### TASK INPUT
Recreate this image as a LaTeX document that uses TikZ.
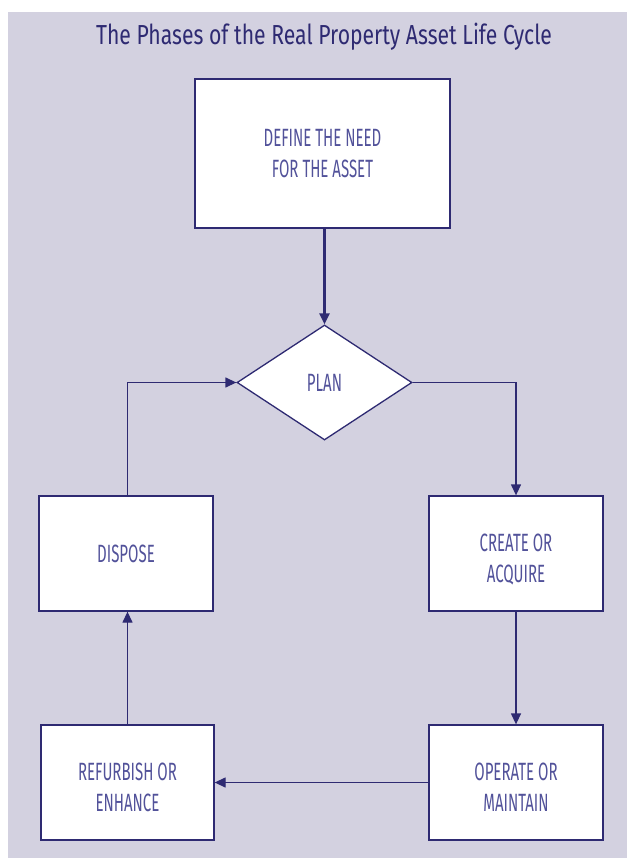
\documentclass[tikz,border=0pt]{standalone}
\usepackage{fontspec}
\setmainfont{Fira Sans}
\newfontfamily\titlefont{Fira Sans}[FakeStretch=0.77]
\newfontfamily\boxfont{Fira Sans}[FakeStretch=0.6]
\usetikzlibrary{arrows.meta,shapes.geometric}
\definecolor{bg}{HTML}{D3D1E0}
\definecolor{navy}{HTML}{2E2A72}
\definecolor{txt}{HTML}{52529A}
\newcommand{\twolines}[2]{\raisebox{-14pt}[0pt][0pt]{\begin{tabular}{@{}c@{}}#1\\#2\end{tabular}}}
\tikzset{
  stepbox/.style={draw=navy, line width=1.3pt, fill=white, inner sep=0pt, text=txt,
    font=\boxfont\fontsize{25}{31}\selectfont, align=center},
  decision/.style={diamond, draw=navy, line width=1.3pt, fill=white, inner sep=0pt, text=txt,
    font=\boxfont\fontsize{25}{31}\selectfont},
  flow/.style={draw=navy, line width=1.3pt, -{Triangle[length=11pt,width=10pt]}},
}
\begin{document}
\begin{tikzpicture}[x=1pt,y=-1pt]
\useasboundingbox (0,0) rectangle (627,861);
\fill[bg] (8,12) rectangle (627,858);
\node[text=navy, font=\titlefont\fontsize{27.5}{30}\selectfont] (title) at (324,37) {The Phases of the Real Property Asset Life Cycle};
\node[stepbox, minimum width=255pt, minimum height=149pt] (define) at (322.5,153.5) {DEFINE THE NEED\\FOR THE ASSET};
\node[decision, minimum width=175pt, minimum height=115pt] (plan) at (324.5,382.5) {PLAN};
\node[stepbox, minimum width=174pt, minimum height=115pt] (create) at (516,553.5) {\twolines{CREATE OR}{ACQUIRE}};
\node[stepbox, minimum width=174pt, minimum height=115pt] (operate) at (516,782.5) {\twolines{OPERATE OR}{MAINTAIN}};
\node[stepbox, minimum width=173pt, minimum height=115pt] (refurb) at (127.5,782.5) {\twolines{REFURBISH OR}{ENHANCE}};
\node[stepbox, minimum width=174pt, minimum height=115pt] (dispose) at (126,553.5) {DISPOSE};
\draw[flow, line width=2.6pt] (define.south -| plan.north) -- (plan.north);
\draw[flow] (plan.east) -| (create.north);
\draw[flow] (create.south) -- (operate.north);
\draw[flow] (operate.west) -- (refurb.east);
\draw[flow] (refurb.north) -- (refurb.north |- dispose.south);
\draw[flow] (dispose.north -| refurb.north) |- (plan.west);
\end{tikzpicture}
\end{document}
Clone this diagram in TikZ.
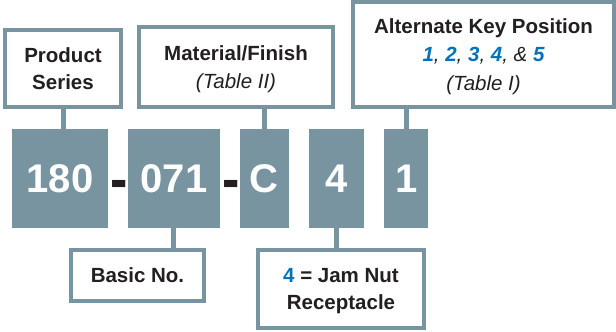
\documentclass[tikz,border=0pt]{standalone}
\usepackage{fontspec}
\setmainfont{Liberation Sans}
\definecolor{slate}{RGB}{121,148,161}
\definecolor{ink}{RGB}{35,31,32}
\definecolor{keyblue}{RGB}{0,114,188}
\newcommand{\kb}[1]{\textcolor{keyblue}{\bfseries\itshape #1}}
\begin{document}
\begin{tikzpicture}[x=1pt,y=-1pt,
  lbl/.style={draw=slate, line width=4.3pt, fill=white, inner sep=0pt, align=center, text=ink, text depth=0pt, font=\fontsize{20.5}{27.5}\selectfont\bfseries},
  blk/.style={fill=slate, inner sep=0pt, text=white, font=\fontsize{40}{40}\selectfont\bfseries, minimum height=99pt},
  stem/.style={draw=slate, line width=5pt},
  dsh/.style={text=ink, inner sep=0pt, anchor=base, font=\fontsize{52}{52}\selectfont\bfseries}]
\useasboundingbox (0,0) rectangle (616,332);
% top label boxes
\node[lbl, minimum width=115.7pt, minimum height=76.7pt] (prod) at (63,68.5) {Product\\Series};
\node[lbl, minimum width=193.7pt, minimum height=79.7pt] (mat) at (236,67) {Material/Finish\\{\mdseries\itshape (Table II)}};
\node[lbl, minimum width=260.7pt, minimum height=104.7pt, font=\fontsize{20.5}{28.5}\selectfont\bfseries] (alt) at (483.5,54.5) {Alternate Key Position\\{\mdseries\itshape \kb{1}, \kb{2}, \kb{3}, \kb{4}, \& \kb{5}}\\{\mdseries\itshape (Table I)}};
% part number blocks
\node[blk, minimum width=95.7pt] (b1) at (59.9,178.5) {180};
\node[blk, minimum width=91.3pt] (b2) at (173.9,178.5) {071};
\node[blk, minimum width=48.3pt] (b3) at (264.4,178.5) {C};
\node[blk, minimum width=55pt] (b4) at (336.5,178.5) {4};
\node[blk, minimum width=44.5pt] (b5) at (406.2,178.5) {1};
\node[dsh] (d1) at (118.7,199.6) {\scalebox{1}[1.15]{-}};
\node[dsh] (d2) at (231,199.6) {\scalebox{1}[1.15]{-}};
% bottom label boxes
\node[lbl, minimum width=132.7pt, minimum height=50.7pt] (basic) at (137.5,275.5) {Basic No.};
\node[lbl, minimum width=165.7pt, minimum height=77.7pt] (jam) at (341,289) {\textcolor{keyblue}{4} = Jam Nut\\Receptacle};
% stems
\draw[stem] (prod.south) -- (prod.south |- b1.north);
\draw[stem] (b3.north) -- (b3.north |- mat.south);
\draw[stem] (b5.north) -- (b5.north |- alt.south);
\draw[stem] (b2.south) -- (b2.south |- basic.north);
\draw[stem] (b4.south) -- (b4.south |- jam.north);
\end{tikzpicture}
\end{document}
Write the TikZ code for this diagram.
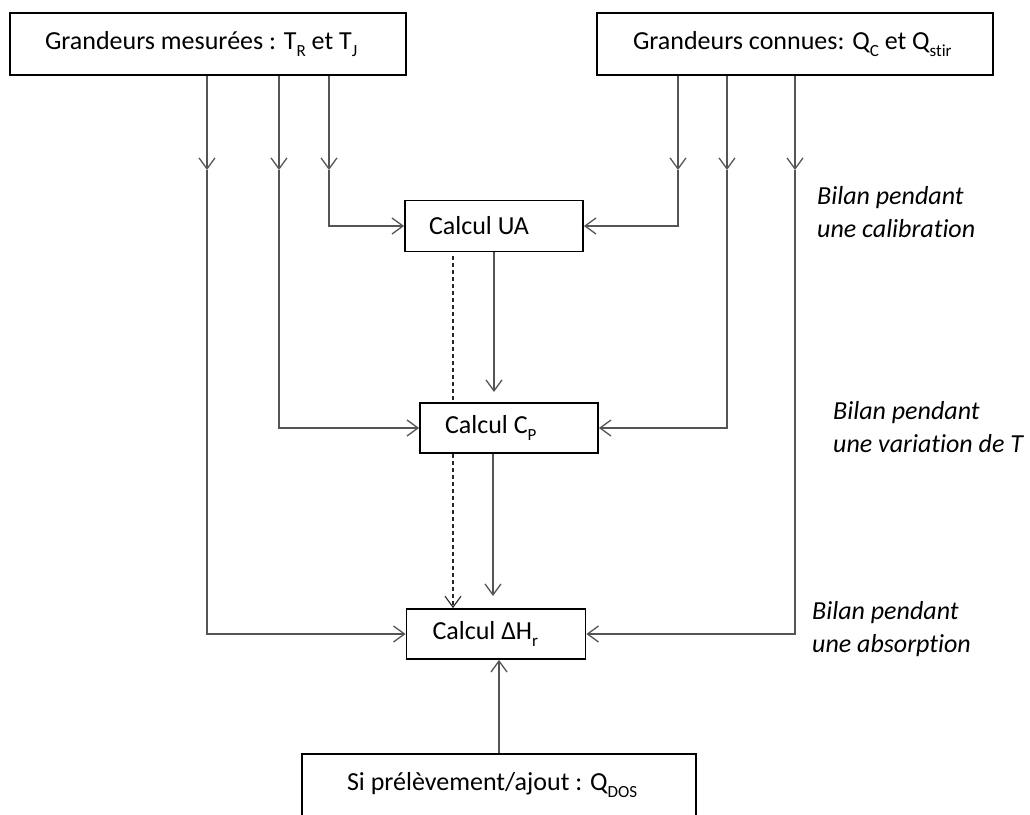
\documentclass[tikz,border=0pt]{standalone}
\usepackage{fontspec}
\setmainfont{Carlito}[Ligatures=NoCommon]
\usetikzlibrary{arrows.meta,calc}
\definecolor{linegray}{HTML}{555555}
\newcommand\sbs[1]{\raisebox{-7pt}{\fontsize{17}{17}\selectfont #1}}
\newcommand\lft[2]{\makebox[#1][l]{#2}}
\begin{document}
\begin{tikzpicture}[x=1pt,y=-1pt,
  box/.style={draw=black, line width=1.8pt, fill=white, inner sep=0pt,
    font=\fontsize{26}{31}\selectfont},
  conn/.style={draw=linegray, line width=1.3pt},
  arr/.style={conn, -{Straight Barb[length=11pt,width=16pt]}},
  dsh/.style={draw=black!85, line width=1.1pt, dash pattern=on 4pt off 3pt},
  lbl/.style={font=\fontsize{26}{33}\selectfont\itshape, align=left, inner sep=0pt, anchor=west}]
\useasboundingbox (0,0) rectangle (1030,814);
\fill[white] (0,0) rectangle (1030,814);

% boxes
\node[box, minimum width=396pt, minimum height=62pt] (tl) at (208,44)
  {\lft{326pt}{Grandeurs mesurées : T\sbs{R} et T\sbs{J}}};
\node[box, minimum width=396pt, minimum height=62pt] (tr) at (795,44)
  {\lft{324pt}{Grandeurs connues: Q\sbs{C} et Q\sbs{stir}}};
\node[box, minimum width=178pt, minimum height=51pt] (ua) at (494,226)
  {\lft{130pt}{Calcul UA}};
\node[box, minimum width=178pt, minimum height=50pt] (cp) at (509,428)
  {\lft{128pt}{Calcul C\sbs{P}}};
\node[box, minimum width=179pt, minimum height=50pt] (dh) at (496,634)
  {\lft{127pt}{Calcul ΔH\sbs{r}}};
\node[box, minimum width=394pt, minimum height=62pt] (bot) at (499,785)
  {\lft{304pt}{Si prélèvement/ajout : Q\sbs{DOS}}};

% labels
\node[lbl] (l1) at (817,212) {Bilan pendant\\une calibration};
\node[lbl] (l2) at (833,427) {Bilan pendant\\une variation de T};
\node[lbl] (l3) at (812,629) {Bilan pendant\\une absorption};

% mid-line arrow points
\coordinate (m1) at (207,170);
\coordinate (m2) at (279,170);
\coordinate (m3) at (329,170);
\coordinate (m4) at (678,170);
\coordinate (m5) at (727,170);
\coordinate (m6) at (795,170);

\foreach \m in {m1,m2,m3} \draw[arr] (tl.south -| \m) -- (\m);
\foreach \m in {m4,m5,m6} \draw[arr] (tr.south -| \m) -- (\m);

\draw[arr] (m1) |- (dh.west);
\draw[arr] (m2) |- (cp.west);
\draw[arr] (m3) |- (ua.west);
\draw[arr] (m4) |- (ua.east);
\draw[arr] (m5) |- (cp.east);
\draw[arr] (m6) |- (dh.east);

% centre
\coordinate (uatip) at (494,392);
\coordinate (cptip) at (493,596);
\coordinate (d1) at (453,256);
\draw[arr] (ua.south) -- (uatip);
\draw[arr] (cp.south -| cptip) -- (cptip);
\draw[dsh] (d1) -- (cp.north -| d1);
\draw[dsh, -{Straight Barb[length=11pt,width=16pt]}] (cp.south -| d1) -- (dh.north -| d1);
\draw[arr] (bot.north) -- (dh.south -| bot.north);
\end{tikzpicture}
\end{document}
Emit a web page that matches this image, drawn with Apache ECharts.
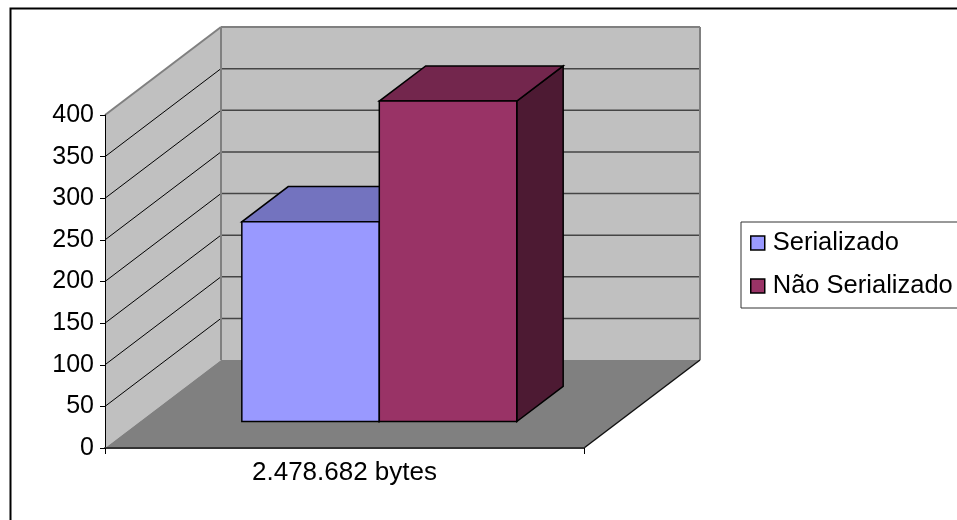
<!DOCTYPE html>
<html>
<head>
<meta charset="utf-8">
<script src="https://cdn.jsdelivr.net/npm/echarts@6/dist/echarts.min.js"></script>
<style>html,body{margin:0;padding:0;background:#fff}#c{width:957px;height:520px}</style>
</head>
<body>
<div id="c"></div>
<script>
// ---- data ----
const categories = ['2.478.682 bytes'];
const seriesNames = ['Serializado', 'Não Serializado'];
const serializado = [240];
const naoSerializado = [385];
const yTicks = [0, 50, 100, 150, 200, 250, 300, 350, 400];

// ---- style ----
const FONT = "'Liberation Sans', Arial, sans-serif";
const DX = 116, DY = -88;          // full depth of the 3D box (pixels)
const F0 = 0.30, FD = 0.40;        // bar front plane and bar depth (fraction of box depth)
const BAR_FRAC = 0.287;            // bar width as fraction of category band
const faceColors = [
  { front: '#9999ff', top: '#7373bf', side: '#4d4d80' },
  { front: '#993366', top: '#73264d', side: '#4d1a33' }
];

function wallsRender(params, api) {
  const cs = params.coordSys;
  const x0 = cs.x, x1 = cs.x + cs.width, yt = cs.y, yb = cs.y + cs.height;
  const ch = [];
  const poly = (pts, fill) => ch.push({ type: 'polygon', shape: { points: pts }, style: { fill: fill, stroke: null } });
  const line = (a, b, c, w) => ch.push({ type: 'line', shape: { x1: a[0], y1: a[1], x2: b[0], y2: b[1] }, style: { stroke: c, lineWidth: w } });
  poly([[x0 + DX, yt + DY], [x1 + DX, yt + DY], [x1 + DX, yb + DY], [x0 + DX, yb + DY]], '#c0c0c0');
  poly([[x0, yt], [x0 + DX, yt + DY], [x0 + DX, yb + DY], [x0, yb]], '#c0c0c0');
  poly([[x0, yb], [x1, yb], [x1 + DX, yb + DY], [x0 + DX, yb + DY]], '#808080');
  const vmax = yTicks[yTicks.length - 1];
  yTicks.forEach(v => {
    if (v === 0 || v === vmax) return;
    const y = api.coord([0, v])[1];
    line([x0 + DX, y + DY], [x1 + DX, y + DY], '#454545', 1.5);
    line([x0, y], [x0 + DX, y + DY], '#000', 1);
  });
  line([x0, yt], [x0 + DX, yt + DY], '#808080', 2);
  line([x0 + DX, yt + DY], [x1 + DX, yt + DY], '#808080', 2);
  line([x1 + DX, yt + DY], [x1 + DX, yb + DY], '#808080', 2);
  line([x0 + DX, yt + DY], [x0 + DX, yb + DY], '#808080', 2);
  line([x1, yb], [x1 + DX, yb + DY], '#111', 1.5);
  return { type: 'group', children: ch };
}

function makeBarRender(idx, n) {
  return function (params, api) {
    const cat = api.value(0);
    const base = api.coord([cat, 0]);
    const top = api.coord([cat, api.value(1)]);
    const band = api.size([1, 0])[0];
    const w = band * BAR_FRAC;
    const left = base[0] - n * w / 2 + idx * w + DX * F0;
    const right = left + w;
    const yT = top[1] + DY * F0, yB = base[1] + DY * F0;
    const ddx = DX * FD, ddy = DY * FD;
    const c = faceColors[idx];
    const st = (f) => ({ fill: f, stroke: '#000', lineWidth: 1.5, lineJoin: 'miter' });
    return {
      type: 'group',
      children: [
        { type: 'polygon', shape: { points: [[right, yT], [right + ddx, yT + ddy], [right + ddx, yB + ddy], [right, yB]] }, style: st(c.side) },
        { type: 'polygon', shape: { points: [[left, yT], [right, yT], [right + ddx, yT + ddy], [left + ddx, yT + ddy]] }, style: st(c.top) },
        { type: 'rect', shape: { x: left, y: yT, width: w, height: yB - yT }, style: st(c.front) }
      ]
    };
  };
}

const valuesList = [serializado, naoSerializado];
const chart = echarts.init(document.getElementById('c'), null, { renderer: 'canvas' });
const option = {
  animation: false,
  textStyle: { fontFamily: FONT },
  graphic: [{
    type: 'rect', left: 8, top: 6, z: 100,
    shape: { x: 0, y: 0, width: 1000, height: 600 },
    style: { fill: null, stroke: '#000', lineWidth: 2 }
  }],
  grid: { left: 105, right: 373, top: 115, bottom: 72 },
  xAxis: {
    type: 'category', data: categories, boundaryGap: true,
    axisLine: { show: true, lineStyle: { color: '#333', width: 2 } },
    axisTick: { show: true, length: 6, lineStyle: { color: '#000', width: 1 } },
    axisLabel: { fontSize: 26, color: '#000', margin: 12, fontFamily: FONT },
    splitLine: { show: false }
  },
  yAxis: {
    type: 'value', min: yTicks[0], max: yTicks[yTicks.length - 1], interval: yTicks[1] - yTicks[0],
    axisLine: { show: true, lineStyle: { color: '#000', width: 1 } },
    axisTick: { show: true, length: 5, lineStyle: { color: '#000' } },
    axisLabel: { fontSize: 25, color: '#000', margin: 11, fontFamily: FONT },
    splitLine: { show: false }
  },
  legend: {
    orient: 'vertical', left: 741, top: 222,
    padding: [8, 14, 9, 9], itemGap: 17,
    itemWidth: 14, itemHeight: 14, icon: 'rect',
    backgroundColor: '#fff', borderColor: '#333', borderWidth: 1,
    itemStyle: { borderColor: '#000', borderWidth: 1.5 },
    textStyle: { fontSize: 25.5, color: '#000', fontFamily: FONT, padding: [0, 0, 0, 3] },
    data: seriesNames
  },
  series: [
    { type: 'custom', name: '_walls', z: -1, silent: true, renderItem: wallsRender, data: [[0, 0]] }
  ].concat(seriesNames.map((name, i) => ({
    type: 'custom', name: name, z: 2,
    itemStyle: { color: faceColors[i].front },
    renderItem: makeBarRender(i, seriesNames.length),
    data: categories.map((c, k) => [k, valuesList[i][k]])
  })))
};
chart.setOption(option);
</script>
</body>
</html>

### WHAT IS NEEDED
Pictures in the material above should be skipped; print exactly the lines from the one with "Write the TikZ code for this diagram." through the one with "(tr.south -| \m) -- (\m);".

### ANSWER IN FULL
Write the TikZ code for this diagram.
\documentclass[tikz,border=0pt]{standalone}
\usepackage{fontspec}
\setmainfont{Carlito}[Ligatures=NoCommon]
\usetikzlibrary{arrows.meta,calc}
\definecolor{linegray}{HTML}{555555}
\newcommand\sbs[1]{\raisebox{-7pt}{\fontsize{17}{17}\selectfont #1}}
\newcommand\lft[2]{\makebox[#1][l]{#2}}
\begin{document}
\begin{tikzpicture}[x=1pt,y=-1pt,
  box/.style={draw=black, line width=1.8pt, fill=white, inner sep=0pt,
    font=\fontsize{26}{31}\selectfont},
  conn/.style={draw=linegray, line width=1.3pt},
  arr/.style={conn, -{Straight Barb[length=11pt,width=16pt]}},
  dsh/.style={draw=black!85, line width=1.1pt, dash pattern=on 4pt off 3pt},
  lbl/.style={font=\fontsize{26}{33}\selectfont\itshape, align=left, inner sep=0pt, anchor=west}]
\useasboundingbox (0,0) rectangle (1030,814);
\fill[white] (0,0) rectangle (1030,814);

% boxes
\node[box, minimum width=396pt, minimum height=62pt] (tl) at (208,44)
  {\lft{326pt}{Grandeurs mesurées : T\sbs{R} et T\sbs{J}}};
\node[box, minimum width=396pt, minimum height=62pt] (tr) at (795,44)
  {\lft{324pt}{Grandeurs connues: Q\sbs{C} et Q\sbs{stir}}};
\node[box, minimum width=178pt, minimum height=51pt] (ua) at (494,226)
  {\lft{130pt}{Calcul UA}};
\node[box, minimum width=178pt, minimum height=50pt] (cp) at (509,428)
  {\lft{128pt}{Calcul C\sbs{P}}};
\node[box, minimum width=179pt, minimum height=50pt] (dh) at (496,634)
  {\lft{127pt}{Calcul ΔH\sbs{r}}};
\node[box, minimum width=394pt, minimum height=62pt] (bot) at (499,785)
  {\lft{304pt}{Si prélèvement/ajout : Q\sbs{DOS}}};

% labels
\node[lbl] (l1) at (817,212) {Bilan pendant\\une calibration};
\node[lbl] (l2) at (833,427) {Bilan pendant\\une variation de T};
\node[lbl] (l3) at (812,629) {Bilan pendant\\une absorption};

% mid-line arrow points
\coordinate (m1) at (207,170);
\coordinate (m2) at (279,170);
\coordinate (m3) at (329,170);
\coordinate (m4) at (678,170);
\coordinate (m5) at (727,170);
\coordinate (m6) at (795,170);

\foreach \m in {m1,m2,m3} \draw[arr] (tl.south -| \m) -- (\m);
\foreach \m in {m4,m5,m6} \draw[arr] (tr.south -| \m) -- (\m);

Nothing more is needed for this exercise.